The conclusion of Max Scherzer’s near-perfect game Saturday sparked all sorts of thoughts in a short span of time (none of which would have been possible if not for Twitter alerting me to the fact that he was three outs away from perfection and ESPN was going to carry the finish live, thus providing one of the few things that could rouse me from my post-Grandma’s Marathon stillness).
Scherzer, of course, didn’t finish it off. He came one strike away before hitting Jose Tabata on the elbow with two outs and two strikes in the ninth, eventually “settling” for a no-hitter. The three takeaways from that day:
• The pitch that struck Tabata was controversial to some because he clearly made no effort to get out of the way and in fact looked as if he leaned into the pitch a little.
But while it’s a shame to see a perfect game end that way — and perhaps home plate umpire Mike Muchlinski could have interpreted the play differently — let’s not blame Tabata for anything because he did nothing wrong. “That’s my job,” he said afterward, which is the perfect truth.
Until the last out is recorded, a baseball game is a living thing. There is no dribbling until the clock runs out or kneeling down. Even though the score was 6-0 with two outs in the ninth, the Pirates had life. Tabata’s obligation was to try to win the game, not try to aid in history being made against his team.
• The broadcast showed herds of fans with their phones out when the perfect game was still alive, hoping to record history.

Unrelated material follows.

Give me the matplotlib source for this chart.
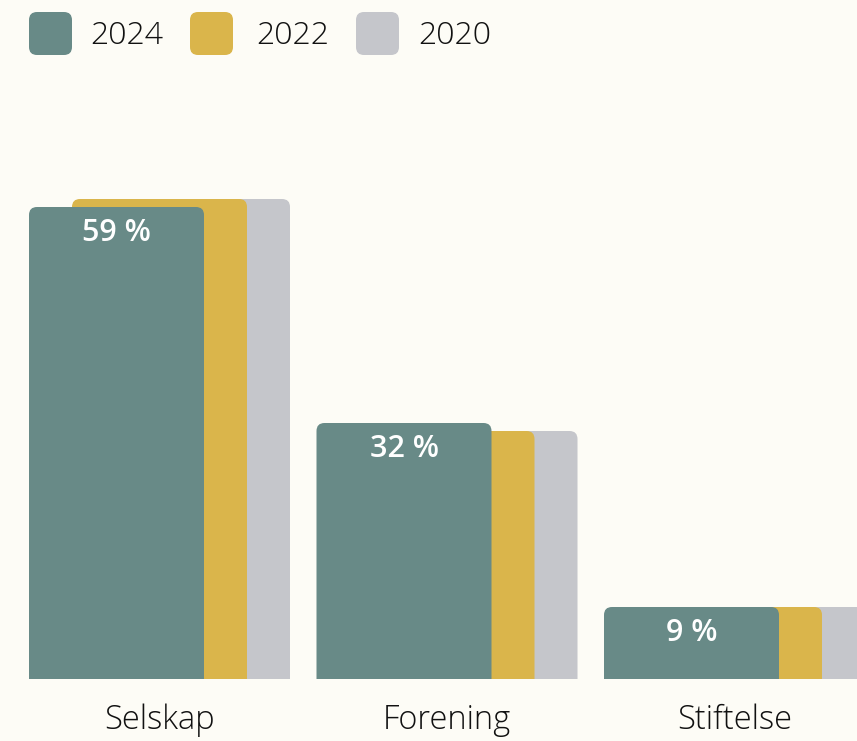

I’m guilty of not listening to my own advice on this, but here it goes anyway: You will remember you were there a lot more clearly if you are in the moment, paying attention to what is happening, rather than watching as you record it on your phone for posterity.
• And now the fun part of the discussion: Did Scherzer just pitch the two greatest back-to-back games in MLB history? His previous start before Saturday’s no-hitter was a one-hitter in which he struck out 16 and gave up only a broken-bat single in the seventh inning.
The obvious rebuttal to this is Johnny Vander Meer, who threw back-to-back no-hitters in 1938 for the Reds.
The raw numbers suggest Scherzer was more impressive, with a combined 26 strikeouts and only one hit, one walk and one hit batter over the last two games. His Game Score (a metric to measure the effectiveness of a pitcher’s start developed by Bill James) on Saturday was 97, while it was 100 in his previous start — the best back-to-back Game Scores in at least 100 years.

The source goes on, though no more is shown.